ERIC Number: ED441732
Record Type: RIE
Publication Date: 2000-Apr
Violence and Art Education.
This article examines violence, socialization, and implications for art educators. Section 1 discusses violence as learned behavior within Lonnie Athens' notion of "violentization" or socialization to violence. In this framework, violent individuals first undergo "brutalization," a period during which they experience or witness violence, followed by a stage of "belligerency" in which being violent preempts being hurt. Next "violent performances" are committed, and then, "virulency," a stage in which the individual gains notoriety and respect as a violent person, occurs. In Section 2, the author discusses the implications of Athens' theory for art education. The presence of an art program in a school is seen as an indicator of a humanistic educational approach. However, art teachers and students live in an increasingly complex world, so the work against violence is increasingly complicated. The arts can give teachers insights into student thinking. However, Smith claims that art teachers are often not attentive to imagery and argues that they must turn their attention to the content of student artwork in order to become more aware of student attitudes toward violence.

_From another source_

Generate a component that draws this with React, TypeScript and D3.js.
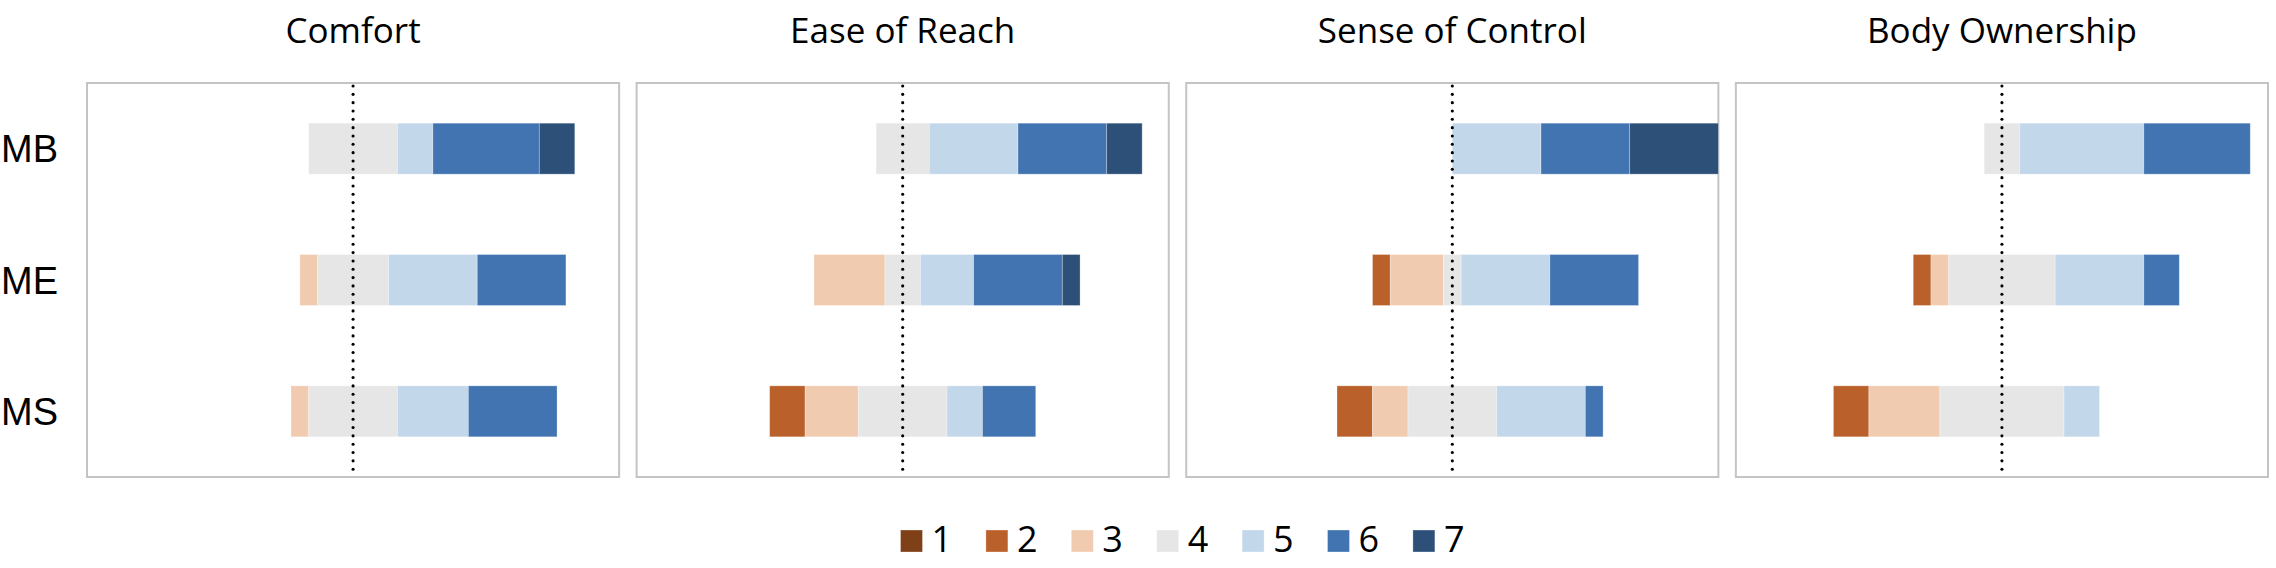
import React from 'react';
import * as d3 from 'd3';

const W = 2276;
const H = 568;

const panels = ['Comfort', 'Ease of Reach', 'Sense of Control', 'Body Ownership'];
const rows = ['MB', 'ME', 'MS'];
const levels = ['1', '2', '3', '4', '5', '6', '7'];
const levelColors = ['#7F3F17', '#B9602B', '#F1CBB0', '#E6E6E6', '#C3D7EB', '#4174B0', '#2D5079'];

// number of answers per Likert level (1..7) for each row, 15 participants
const comfort = [
  [0, 0, 0, 5, 2, 6, 2],
  [0, 0, 1, 4, 5, 5, 0],
  [0, 0, 1, 5, 4, 5, 0],
];
const easeOfReach = [
  [0, 0, 0, 3, 5, 5, 2],
  [0, 0, 4, 2, 3, 5, 1],
  [0, 2, 3, 5, 2, 3, 0],
];
const senseOfControl = [
  [0, 0, 0, 0, 5, 5, 5],
  [0, 1, 3, 1, 5, 5, 0],
  [0, 2, 2, 5, 5, 1, 0],
];
const bodyOwnership = [
  [0, 0, 0, 2, 7, 6, 0],
  [0, 1, 1, 6, 5, 2, 0],
  [0, 2, 4, 7, 2, 0, 0],
];
const panelData = [comfort, easeOfReach, senseOfControl, bodyOwnership];

const frameTop = 83;
const frameBottom = 477;

// stack segments so that the middle of the neutral level (4) sits on 0
function stackRow(counts: number[]) {
  const n = d3.sum(counts);
  const shares = counts.map((c) => c / n);
  let x0 = -(d3.sum(shares.slice(0, 3)) + shares[3] / 2);
  return shares.map((s, i) => {
    const seg = { level: i, x0, x1: x0 + s };
    x0 += s;
    return seg;
  }).filter((d) => d.x1 - d.x0 > 0);
}

const Panel: React.FC<{ title: string; data: number[][]; left: number; width: number }> = ({ title, data, left, width }) => {
  const x = d3.scaleLinear().domain([-1, 1]).range([left, left + width]);
  const y = d3.scaleBand<string>().domain(rows).range([frameTop, frameBottom]).paddingInner(0.612).paddingOuter(0.306);
  const dots = d3.range(frameTop + 3, frameBottom - 4, 8.33);
  return (
    <g>
      <text x={x(0)} y={43} textAnchor="middle" fontFamily="'Open Sans', sans-serif" fontSize={35} fill="#000">
        {title}
      </text>
      <rect x={left} y={frameTop} width={width} height={frameBottom - frameTop} fill="#fff" stroke="#C4C4C4" strokeWidth={2} />
      {data.map((counts, r) => (
        <g key={rows[r]}>
          {stackRow(counts).map((s) => (
            <rect
              key={s.level}
              x={x(s.x0)}
              y={y(rows[r])}
              width={x(s.x1) - x(s.x0)}
              height={y.bandwidth()}
              fill={levelColors[s.level]}
              stroke="rgba(255,255,255,0.35)"
              strokeWidth={0.8}
            />
          ))}
        </g>
      ))}
      {dots.map((d, i) => (
        <circle key={i} cx={x(0)} cy={d} r={1.55} fill="#000" />
      ))}
    </g>
  );
};

export default function App() {
  const px = d3.scaleBand<string>().domain(panels).range([87, 2268]).paddingInner(0.0318).paddingOuter(0);
  const y = d3.scaleBand<string>().domain(rows).range([frameTop, frameBottom]).paddingInner(0.612).paddingOuter(0.306);
  const lx = d3.scaleBand<string>().domain(levels).range([900.5, 900.5 + 7 * 85.4]);

  return (
    <svg width={W} height={H} viewBox={`0 0 ${W} ${H}`} style={{ position: 'absolute', left: 0, top: 0, display: 'block', background: '#fff' }}>
      <rect width={W} height={H} fill="#fff" />
      {panels.map((p, i) => (
        <Panel key={p} title={p} data={panelData[i]} left={px(p)!} width={px.bandwidth()} />
      ))}
      {rows.map((r) => (
        <text key={r} x={1} y={y(r)! + y.bandwidth() / 2} dy="0.36em" fontFamily="'Liberation Sans', Arial, sans-serif" fontSize={38} fill="#000">
          {r}
        </text>
      ))}
      {levels.map((l, i) => (
        <g key={l}>
          <rect x={lx(l)} y={530} width={22} height={22} fill={levelColors[i]} stroke="rgba(255,255,255,0.4)" strokeWidth={0.8} />
          <text x={lx(l)! + 31} y={552} fontFamily="'Open Sans', sans-serif" fontSize={36} fill="#000">
            {l}
          </text>
        </g>
      ))}
    </svg>
  );
}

Schools tend to be places where some violent acts are ritualized and thus become sites of violentization. Art teachers, especially at the secondary level, should design lessons that explore the theme of violence using art as a means to explore students' thoughts and to counsel students toward a more peaceful world view. (KC)
Publication Type: Opinion Papers; Speeches/Meeting Papers
Education Level: N/A
Authoring Institution: N/A
Note: Paper presented at the Annual Meeting of the National Art Education Association (Los Angeles, CA, March 30-April 4, 2000).